Direction ->
Please retype the data in full and exactly; the pictures are not part of the copy.

Material ->
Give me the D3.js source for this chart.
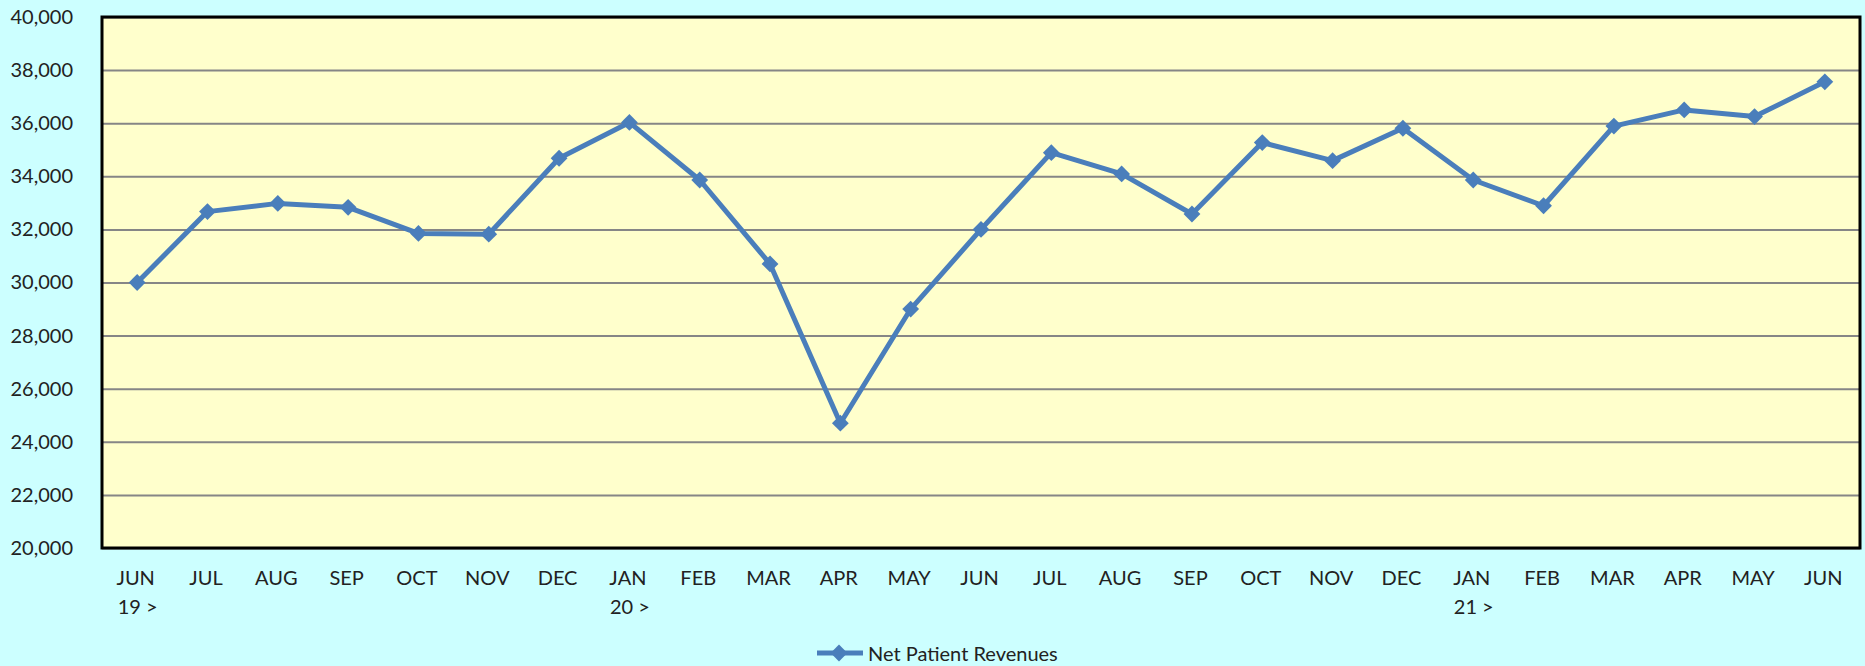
<!DOCTYPE html>
<html>
<head>
<meta charset="utf-8">
<script src="https://cdn.jsdelivr.net/npm/d3@7"></script>
<style>
  html, body { margin: 0; padding: 0; background: #CCFFFF; overflow: hidden; }
  svg { display: block; }
</style>
</head>
<body>
<div id="chart"></div>
<script>
// months on the x axis, year marker under the first month of each year
const months = ["JUN","JUL","AUG","SEP","OCT","NOV","DEC","JAN","FEB","MAR","APR","MAY",
                "JUN","JUL","AUG","SEP","OCT","NOV","DEC","JAN","FEB","MAR","APR","MAY","JUN"];
const yearTags = ["19 >","","","","","","","20 >","","","","",
                  "","","","","","","","21 >","","","","",""];
// net patient revenues
const revenues = [30000, 32670, 32980, 32830, 31850, 31820, 34680, 36030, 33860, 30700, 24700, 29000,
                  32000, 34890, 34090, 32580, 35270, 34590, 35810, 33860, 32890, 35890, 36500, 36250, 37560];
const yTicks = [20000, 22000, 24000, 26000, 28000, 30000, 32000, 34000, 36000, 38000, 40000];
const seriesName = "Net Patient Revenues";

// plot box inside the 1865x666 page
const W = 1865, H = 666;
const margin = {top: 17, right: 5, bottom: 118, left: 102},
    width = W - margin.left - margin.right,
    height = H - margin.top - margin.bottom;

const font = "Lato, 'Liberation Sans', sans-serif";
const blue = "#4A7EBB";

const svg = d3.select("#chart")
    .append("svg")
        .attr("width", W)
        .attr("height", H);

svg.append("rect")
    .attr("width", W).attr("height", H)
    .attr("fill", "#CCFFFF");

const g = svg.append("g")
    .attr("transform", "translate(" + margin.left + "," + margin.top + ")");

// index -> x, so repeated month names stay separate
const xScale = d3.scalePoint()
    .domain(d3.range(months.length))
    .range([0, width])
    .padding(0.5);
const yScale = d3.scaleLinear()
    .domain([20000, 40000])
    .range([height, 0]);

// plot background
g.append("rect")
    .attr("width", width).attr("height", height)
    .attr("fill", "#FFFFCC");

// horizontal gridlines
g.append("g")
    .call(d3.axisLeft(yScale).tickValues(yTicks).tickSize(-width).tickFormat(""))
    .call(s => s.select(".domain").remove())
    .selectAll("line")
        .attr("stroke", "#868686")
        .attr("stroke-width", 2);

// y axis labels
g.append("g")
    .call(d3.axisLeft(yScale).tickValues(yTicks).tickSize(0).tickPadding(29).tickFormat(d3.format(",")))
    .call(s => s.select(".domain").remove())
    .selectAll("text")
        .attr("font-family", font)
        .attr("font-size", "20px")
        .attr("fill", "#222");

// x axis labels, month on top and year tag below
const xAxis = g.append("g")
    .attr("transform", "translate(0," + height + ")")
    .call(d3.axisBottom(xScale).tickSize(0).tickFormat(""));
xAxis.select(".domain").remove();
xAxis.selectAll(".tick").each(function(i) {
    const t = d3.select(this).append("text")
        .attr("font-family", font)
        .attr("font-size", "20px")
        .attr("fill", "#222")
        .attr("text-anchor", "middle");
    t.append("tspan").attr("x", -2).attr("y", 37).text(months[i]);
    if (yearTags[i]) t.append("tspan").attr("x", 0).attr("y", 66).text(yearTags[i]);
});

// the line
const valueline = d3.line()
    .x((d, i) => xScale(i))
    .y(d => yScale(d));

g.append("path")
    .datum(revenues)
    .attr("d", valueline)
    .attr("fill", "none")
    .attr("stroke", blue)
    .attr("stroke-width", 5)
    .attr("stroke-linejoin", "round");

const diamond = d3.symbol().type(d3.symbolDiamond2).size(180);
g.selectAll(".pt")
    .data(revenues)
    .join("path")
        .attr("class", "pt")
        .attr("transform", (d, i) => "translate(" + xScale(i) + "," + yScale(d) + ")")
        .attr("d", diamond)
        .attr("fill", blue);

// frame
g.append("rect")
    .attr("width", width).attr("height", height)
    .attr("fill", "none")
    .attr("stroke", "#000")
    .attr("stroke-width", 3);

// legend
const leg = svg.append("g").attr("transform", "translate(817,653)");
leg.append("line")
    .attr("x1", 0).attr("x2", 46)
    .attr("stroke", blue).attr("stroke-width", 5);
leg.append("path")
    .attr("transform", "translate(22,0)")
    .attr("d", diamond)
    .attr("fill", blue);
leg.append("text")
    .attr("x", 51).attr("y", 8)
    .attr("font-family", font)
    .attr("font-size", "20px")
    .attr("fill", "#222")
    .text(seriesName);
</script>
</body>
</html>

Full answer ->
Give me the D3.js source for this chart.
<!DOCTYPE html>
<html>
<head>
<meta charset="utf-8">
<script src="https://cdn.jsdelivr.net/npm/d3@7"></script>
<style>
  html, body { margin: 0; padding: 0; background: #CCFFFF; overflow: hidden; }
  svg { display: block; }
</style>
</head>
<body>
<div id="chart"></div>
<script>
// months on the x axis, year marker under the first month of each year
const months = ["JUN","JUL","AUG","SEP","OCT","NOV","DEC","JAN","FEB","MAR","APR","MAY",
                "JUN","JUL","AUG","SEP","OCT","NOV","DEC","JAN","FEB","MAR","APR","MAY","JUN"];
const yearTags = ["19 >","","","","","","","20 >","","","","",
                  "","","","","","","","21 >","","","","",""];
// net patient revenues
const revenues = [30000, 32670, 32980, 32830, 31850, 31820, 34680, 36030, 33860, 30700, 24700, 29000,
                  32000, 34890, 34090, 32580, 35270, 34590, 35810, 33860, 32890, 35890, 36500, 36250, 37560];
const yTicks = [20000, 22000, 24000, 26000, 28000, 30000, 32000, 34000, 36000, 38000, 40000];
const seriesName = "Net Patient Revenues";

// plot box inside the 1865x666 page
const W = 1865, H = 666;
const margin = {top: 17, right: 5, bottom: 118, left: 102},
    width = W - margin.left - margin.right,
    height = H - margin.top - margin.bottom;

const font = "Lato, 'Liberation Sans', sans-serif";
const blue = "#4A7EBB";

const svg = d3.select("#chart")
    .append("svg")
        .attr("width", W)
        .attr("height", H);

svg.append("rect")
    .attr("width", W).attr("height", H)
    .attr("fill", "#CCFFFF");

const g = svg.append("g")
    .attr("transform", "translate(" + margin.left + "," + margin.top + ")");

// index -> x, so repeated month names stay separate
const xScale = d3.scalePoint()
    .domain(d3.range(months.length))
    .range([0, width])
    .padding(0.5);
const yScale = d3.scaleLinear()
    .domain([20000, 40000])
    .range([height, 0]);

// plot background
g.append("rect")
    .attr("width", width).attr("height", height)
    .attr("fill", "#FFFFCC");

// horizontal gridlines
g.append("g")
    .call(d3.axisLeft(yScale).tickValues(yTicks).tickSize(-width).tickFormat(""))
    .call(s => s.select(".domain").remove())
    .selectAll("line")
        .attr("stroke", "#868686")
        .attr("stroke-width", 2);

// y axis labels
g.append("g")
    .call(d3.axisLeft(yScale).tickValues(yTicks).tickSize(0).tickPadding(29).tickFormat(d3.format(",")))
    .call(s => s.select(".domain").remove())
    .selectAll("text")
        .attr("font-family", font)
        .attr("font-size", "20px")
        .attr("fill", "#222");

// x axis labels, month on top and year tag below
const xAxis = g.append("g")
    .attr("transform", "translate(0," + height + ")")
    .call(d3.axisBottom(xScale).tickSize(0).tickFormat(""));
xAxis.select(".domain").remove();
xAxis.selectAll(".tick").each(function(i) {
    const t = d3.select(this).append("text")
        .attr("font-family", font)
        .attr("font-size", "20px")
        .attr("fill", "#222")
        .attr("text-anchor", "middle");
    t.append("tspan").attr("x", -2).attr("y", 37).text(months[i]);
    if (yearTags[i]) t.append("tspan").attr("x", 0).attr("y", 66).text(yearTags[i]);
});

// the line
const valueline = d3.line()
    .x((d, i) => xScale(i))
    .y(d => yScale(d));

g.append("path")
    .datum(revenues)
    .attr("d", valueline)
    .attr("fill", "none")
    .attr("stroke", blue)
    .attr("stroke-width", 5)
    .attr("stroke-linejoin", "round");

const diamond = d3.symbol().type(d3.symbolDiamond2).size(180);
g.selectAll(".pt")
    .data(revenues)
    .join("path")
        .attr("class", "pt")
        .attr("transform", (d, i) => "translate(" + xScale(i) + "," + yScale(d) + ")")
        .attr("d", diamond)
        .attr("fill", blue);

// frame
g.append("rect")
    .attr("width", width).attr("height", height)
    .attr("fill", "none")
    .attr("stroke", "#000")
    .attr("stroke-width", 3);

// legend
const leg = svg.append("g").attr("transform", "translate(817,653)");
leg.append("line")
    .attr("x1", 0).attr("x2", 46)
    .attr("stroke", blue).attr("stroke-width", 5);
leg.append("path")
    .attr("transform", "translate(22,0)")
    .attr("d", diamond)
    .attr("fill", blue);
leg.append("text")
    .attr("x", 51).attr("y", 8)
    .attr("font-family", font)
    .attr("font-size", "20px")
    .attr("fill", "#222")
    .text(seriesName);
</script>
</body>
</html>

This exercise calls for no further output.